# Problem:
Extract, from the listing that follows, each line containing the word "React".

# Dataset excerpt:
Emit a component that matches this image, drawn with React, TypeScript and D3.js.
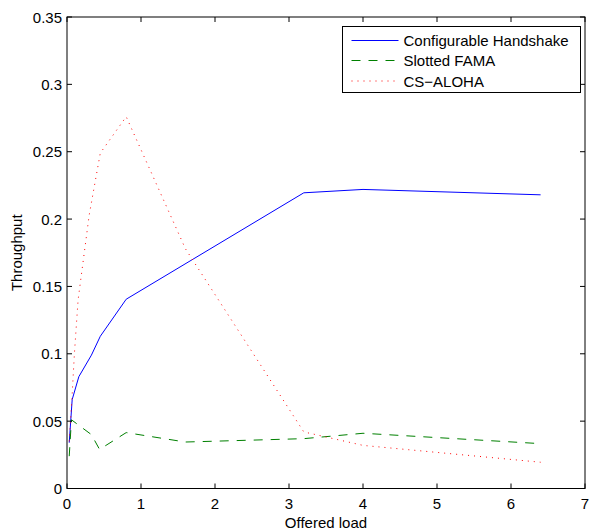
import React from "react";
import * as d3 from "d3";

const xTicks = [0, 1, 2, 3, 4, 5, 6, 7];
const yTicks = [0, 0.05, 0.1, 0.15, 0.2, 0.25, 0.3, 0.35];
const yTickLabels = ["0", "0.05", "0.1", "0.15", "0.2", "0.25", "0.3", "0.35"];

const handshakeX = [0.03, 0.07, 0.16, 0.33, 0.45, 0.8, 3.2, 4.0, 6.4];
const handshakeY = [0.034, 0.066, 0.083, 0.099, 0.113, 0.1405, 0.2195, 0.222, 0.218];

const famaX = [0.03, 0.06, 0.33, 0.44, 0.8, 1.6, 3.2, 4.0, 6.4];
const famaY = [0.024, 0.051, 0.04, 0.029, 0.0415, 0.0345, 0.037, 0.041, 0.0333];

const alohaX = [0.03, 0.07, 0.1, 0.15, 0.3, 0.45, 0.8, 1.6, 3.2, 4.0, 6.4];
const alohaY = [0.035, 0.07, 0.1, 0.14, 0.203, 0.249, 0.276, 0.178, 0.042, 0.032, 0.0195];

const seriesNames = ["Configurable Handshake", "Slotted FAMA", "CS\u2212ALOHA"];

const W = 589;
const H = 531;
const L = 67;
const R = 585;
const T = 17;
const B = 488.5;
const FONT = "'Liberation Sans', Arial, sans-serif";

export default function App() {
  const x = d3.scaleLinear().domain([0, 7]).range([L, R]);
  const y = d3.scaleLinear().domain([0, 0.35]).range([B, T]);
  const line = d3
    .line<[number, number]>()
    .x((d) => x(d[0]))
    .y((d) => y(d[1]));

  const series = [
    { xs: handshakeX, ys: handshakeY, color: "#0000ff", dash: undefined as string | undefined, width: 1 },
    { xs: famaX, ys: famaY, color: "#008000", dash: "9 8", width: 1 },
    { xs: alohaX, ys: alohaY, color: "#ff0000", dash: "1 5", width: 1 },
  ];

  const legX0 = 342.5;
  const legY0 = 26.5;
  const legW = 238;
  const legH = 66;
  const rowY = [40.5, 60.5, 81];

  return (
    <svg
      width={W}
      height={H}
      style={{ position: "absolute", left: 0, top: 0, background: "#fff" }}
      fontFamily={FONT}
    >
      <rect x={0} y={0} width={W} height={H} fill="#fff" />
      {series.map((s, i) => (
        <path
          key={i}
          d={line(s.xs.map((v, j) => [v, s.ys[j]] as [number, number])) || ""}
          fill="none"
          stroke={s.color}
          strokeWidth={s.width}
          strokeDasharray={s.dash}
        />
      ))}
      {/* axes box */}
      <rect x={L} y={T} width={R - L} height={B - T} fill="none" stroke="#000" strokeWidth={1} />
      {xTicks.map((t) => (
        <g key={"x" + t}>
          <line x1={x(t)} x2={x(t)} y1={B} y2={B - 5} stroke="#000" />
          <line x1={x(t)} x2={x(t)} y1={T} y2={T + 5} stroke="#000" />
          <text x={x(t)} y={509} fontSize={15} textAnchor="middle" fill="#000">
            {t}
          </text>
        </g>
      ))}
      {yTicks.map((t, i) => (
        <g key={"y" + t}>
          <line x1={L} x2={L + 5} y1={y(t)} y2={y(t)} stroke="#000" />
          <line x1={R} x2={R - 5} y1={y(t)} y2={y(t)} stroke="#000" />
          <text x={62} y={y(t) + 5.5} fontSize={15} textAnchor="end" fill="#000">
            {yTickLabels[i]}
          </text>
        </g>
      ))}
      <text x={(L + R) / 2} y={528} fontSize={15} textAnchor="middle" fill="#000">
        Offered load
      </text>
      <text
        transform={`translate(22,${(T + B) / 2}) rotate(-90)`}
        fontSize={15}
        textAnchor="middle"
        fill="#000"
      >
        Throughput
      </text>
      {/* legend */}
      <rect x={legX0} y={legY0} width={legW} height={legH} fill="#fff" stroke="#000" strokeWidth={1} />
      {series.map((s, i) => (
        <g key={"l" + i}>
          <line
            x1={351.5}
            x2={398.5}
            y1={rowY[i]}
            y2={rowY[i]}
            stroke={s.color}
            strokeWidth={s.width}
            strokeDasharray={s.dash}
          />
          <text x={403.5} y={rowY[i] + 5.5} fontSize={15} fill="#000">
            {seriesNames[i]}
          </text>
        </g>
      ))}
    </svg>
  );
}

# Exercise output:
Emit a component that matches this image, drawn with React, TypeScript and D3.js.
import React from "react";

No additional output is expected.